So much misinformation and misconceptions here. But frankly your attitude stinks and I don't want to be involved anymore. Otherwise would have been happy to tell you my responses to some of these questions. Good luck to you


----------



## LuvShepherds (May 27, 2012)

I just saw your last response above mine. Apparently you have already made up your mind about crate training, so just ignore my previous answer. In the past, dogs were left in laundry rooms or bedrooms or outdoor dog runs or chained to dog houses. They often destroyed the rooms they were in. I didn’t use a crate with my first dog who was a different herding breed. It worked Ok except the dog had to be outside when I was gone and learned to bark at the neighbors constantly.

Why a crate? Because it is comforting for a dog. There are many studies on this and much written by well respected dog trainers.

https://www.clickertraining.com/to-crate-or-not-to-crate

If you don’t like a crate, consider an X Pen, realizing a determined dog can lift one and escape.


----------



## unfortunatefoster (Dec 17, 2017)

So you are saying that you don't want to teach your pup to be comfortable in the crate, but leave him in it when you go out? So you have a screaming pup while you shop or attend funerals or weddings and such? That's pretty sad that you have no desire to make sure your pup is adjusted. Just wait for the chewing stage, while you're working and he is quietly laying you dining room table to waste or worse, chewing the plugged in lamp cord. You'll wish you took the advice of these pros on this page. 

PS I got my first dog 40 years ago and she was crate trained, with a crate.


----------



## MineAreWorkingline (May 2, 2015)

I prefer a different method of crate training, see the attached video. Why crate train? Because IME puppies find electronics and electric wires exceptionally tasty. I have heard of puppies savoring used underwear and socks creating risks for intestinal blockages and trips to the ER. Your choice, but most people place a priority on the health and welfare of their dogs.

https://youtu.be/GVyfnFziojw


----------



## IllinoisNative (Feb 2, 2010)

> I appreciate what you're saying but crating is not an option. We've tried several times to no avail. He goes into hysterics if left in the crate for more than a couple of mins without sight of either one of us. The last time we tried it at night and he was inconsolable for just over 3 hrs we let it go and he never gave up the hysterical yelping. The only time he was quiet was when he decided to chew up his crate pad for just over a minute at a time. The first few nights of crate training went pretty well but the last time was just ridiculous. It's almost as if something was terrorizing him the last night we tried. Now the only time he goes to crate is when we both have to leave and can't take him with us and it's never more than 2 hrs at a time. This has stumped his trainer as well.


So you gave up?

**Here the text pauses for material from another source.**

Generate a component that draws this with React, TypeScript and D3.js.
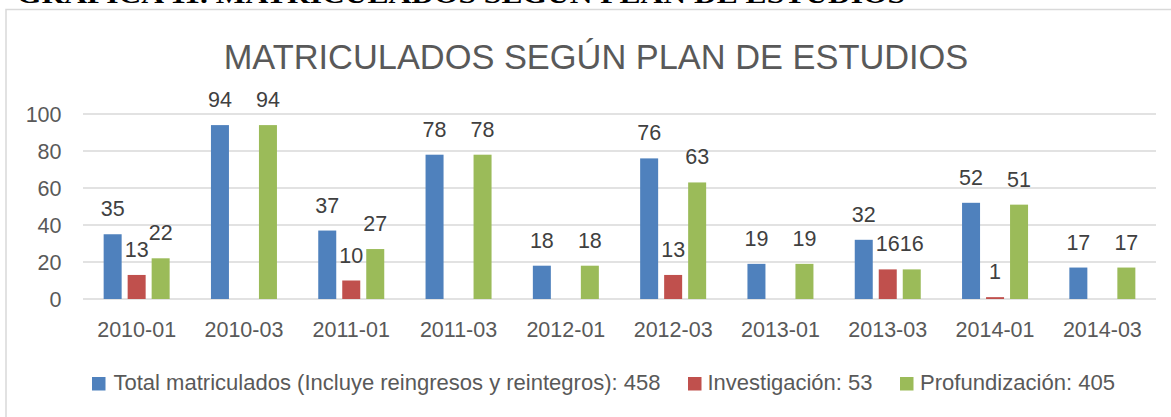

The dog threw a temper tantrum and you gave in. I had a screamer. When he was a puppy and I started crate training, you'd have thought I was lighting his body on fire. And it continued for months! He was fine when I left the house and if I was in the room when he was crated. But if I was home and in another room from him? Holy heck! He screamed bloody murder. I had to be stronger than his temper tantrum. If this stumped your trainer, get a new trainer. This is remedial stuff.



> Crates as they are now have only been around for maybe the last 20 or so years. What did everyone here do when crates were not so readily available? He has free roam of your house as it should be. Putting him in a crate just because it's convenient is not something I am willing to do. While I'm working he can do whatever he pleases as long as it's not destructive. It hasn't been and when it was early on, he was corrected. Now that its not an issue, he has earned the right to be a free-roaming pet.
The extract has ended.